What is infrastructure really? In the past, it was pretty easy to identify. Infrastructure was stuff that governments built in order to deliver on citizens needs and policy agendas. Now those lines are blurring. Infrastructure is no longer the remit of government alone. It does not always deliver on citizen needs or policy agendas. In many cases, the lines between sectors are rapidly blurring.
Many of the traditional energy majors, for example, now see themselves as technology, mobility, energy and infrastructure players.1 Big tech firms are positioning themselves as connectivity providers and - in the metaverse - service providers.2 Even old school infrastructure is getting in on the game. Fiber, power lines and other pieces of kit are being integrated into roads. Schools are doubling as community centers, cooling stations and flood protection. The concept of 'infrastructure' is broadening to be much more about serving the needs of society than delivering a specific asset. This is good.
Instead of an increasingly centralized and overlapped future reality, we also see another option where infrastructure investors, operators and owners shift towards collaborative, evolving partnerships and ecosystems - flexible federations of organizations working together on clear outcomes and use cases. Partnerships tend to see two parties working together to achieve a specific outcome. These federations can instead prioritize fluidly combining capabilities in order to better respond to citizen needs.
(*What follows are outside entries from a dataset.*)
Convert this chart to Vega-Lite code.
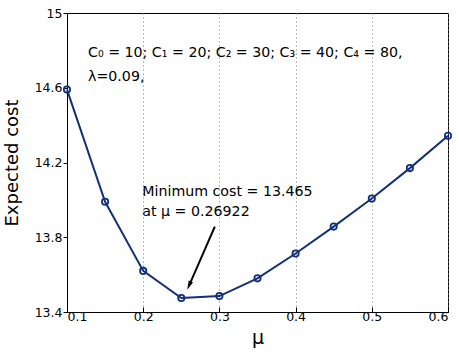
{
  "$schema": "https://vega.github.io/schema/vega-lite/v6.json",
  "width": 381,
  "height": 299,
  "autosize": {"type": "none"},
  "padding": {"left": 67, "top": 13, "right": 11, "bottom": 41},
  "background": "white",
  "config": {
    "view": {"stroke": "black", "strokeWidth": 1},
    "font": "DejaVu Sans",
    "axis": {
      "labelFont": "DejaVu Sans",
      "labelFontSize": 12.5,
      "labelColor": "black",
      "titleFont": "DejaVu Sans",
      "titleFontWeight": "normal",
      "titleColor": "black",
      "domainColor": "black",
      "tickColor": "black",
      "tickWidth": 1,
      "grid": false
    }
  },
  "datasets": {
    "curve": [
      {"mu": 0.10, "cost": 14.59},
      {"mu": 0.15, "cost": 13.99},
      {"mu": 0.20, "cost": 13.62},
      {"mu": 0.25, "cost": 13.475},
      {"mu": 0.30, "cost": 13.485},
      {"mu": 0.35, "cost": 13.58},
      {"mu": 0.40, "cost": 13.713},
      {"mu": 0.45, "cost": 13.857},
      {"mu": 0.50, "cost": 14.007},
      {"mu": 0.55, "cost": 14.17},
      {"mu": 0.60, "cost": 14.343}
    ],
    "labels": [
      {"x": 0.1276, "y": 14.764, "t": "C₀ = 10; C₁ = 20; C₂ = 30; C₃ = 40; C₄ = 80,"},
      {"x": 0.1276, "y": 14.638, "t": "λ=0.09,"},
      {"x": 0.1988, "y": 14.019, "t": "Minimum cost = 13.465"},
      {"x": 0.1988, "y": 13.912, "t": "at μ = 0.26922"}
    ],
    "arrow": [
      {"x": 0.294, "y": 13.857, "x2": 0.2606, "y2": 13.545}
    ]
  },
  "layer": [
    {
      "data": {"name": "curve"},
      "mark": {"type": "line", "color": "#12307a", "strokeWidth": 2},
      "encoding": {
        "x": {
          "field": "mu", "type": "quantitative",
          "scale": {"domain": [0.1, 0.6], "nice": false, "zero": false},
          "title": "μ",
          "axis": {
            "values": [0.1, 0.2, 0.3, 0.4, 0.5, 0.6],
            "format": ".1f",
            "labelOverlap": false,
            "tickSize": -5,
            "titleFontSize": 19,
            "titlePadding": 6,
            "labelPadding": 3,
            "grid": true,
            "gridColor": "#777777",
            "gridDash": [1, 3],
            "gridWidth": 1
          }
        },
        "y": {
          "field": "cost", "type": "quantitative",
          "scale": {"domain": [13.4, 15], "nice": false, "zero": false},
          "title": "Expected cost",
          "axis": {
            "values": [13.4, 13.6, 13.8, 14, 14.2, 14.4, 14.6, 14.8, 15],
            "format": "~g",
            "labelOverlap": false,
            "labelBound": false,
            "tickSize": 4,
            "titleFontSize": 18,
            "titlePadding": 13,
            "labelPadding": 1
          }
        }
      }
    },
    {
      "data": {"name": "curve"},
      "mark": {"type": "point", "shape": "circle", "filled": false, "color": "#12307a", "strokeWidth": 1.8, "size": 40, "opacity": 1},
      "encoding": {
        "x": {"field": "mu", "type": "quantitative", "title": "μ"},
        "y": {"field": "cost", "type": "quantitative", "title": "Expected cost"}
      }
    },
    {
      "data": {"name": "labels"},
      "mark": {"type": "text", "align": "left", "baseline": "alphabetic", "fontSize": 14.2, "font": "DejaVu Sans", "color": "black"},
      "encoding": {
        "x": {"field": "x", "type": "quantitative", "title": "μ"},
        "y": {"field": "y", "type": "quantitative", "title": "Expected cost"},
        "text": {"field": "t"}
      }
    },
    {
      "data": {"name": "arrow"},
      "mark": {"type": "rule", "color": "black", "strokeWidth": 2},
      "encoding": {
        "x": {"field": "x", "type": "quantitative", "title": "μ"},
        "y": {"field": "y", "type": "quantitative", "title": "Expected cost"},
        "x2": {"field": "x2"},
        "y2": {"field": "y2"}
      }
    },
    {
      "data": {"name": "arrow"},
      "mark": {"type": "point", "shape": "M0,-1L0.45,0.7L-0.45,0.7Z", "filled": true, "color": "black", "opacity": 1, "size": 110, "angle": 204},
      "encoding": {
        "x": {"field": "x2", "type": "quantitative", "title": "μ"},
        "y": {"field": "y2", "type": "quantitative", "title": "Expected cost"}
      }
    }
  ]
}
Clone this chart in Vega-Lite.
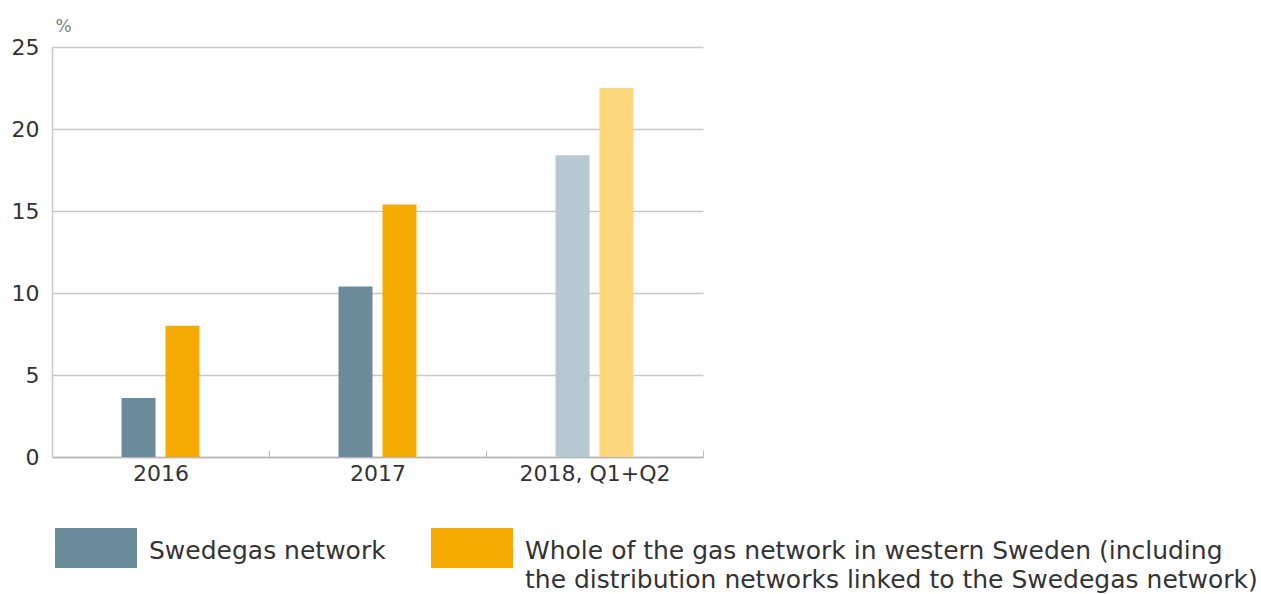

Given all of the trends we have raised in this report - the shift to issue-specific alliances, changing supply chain expectations, rising economic uncertainty, unsolved questions about existing assets, digitization and the shift to the Age of Mass Customization, encouraging this type of flexible federation of capabilities may prove to be the only way that governments may be able to execute on their agendas. They certainly can't do it alone. And jumping into bed with one big partner to the exclusion of others has proven to be unpopular with citizens who worry about who is controlling their infrastructure.
What is clear is that the definition of infrastructure is evolving. The competitive landscape is rapidly changing. Governments are no longer the sole purveyor of infrastructure. There will likely be implications for everyone in the sector.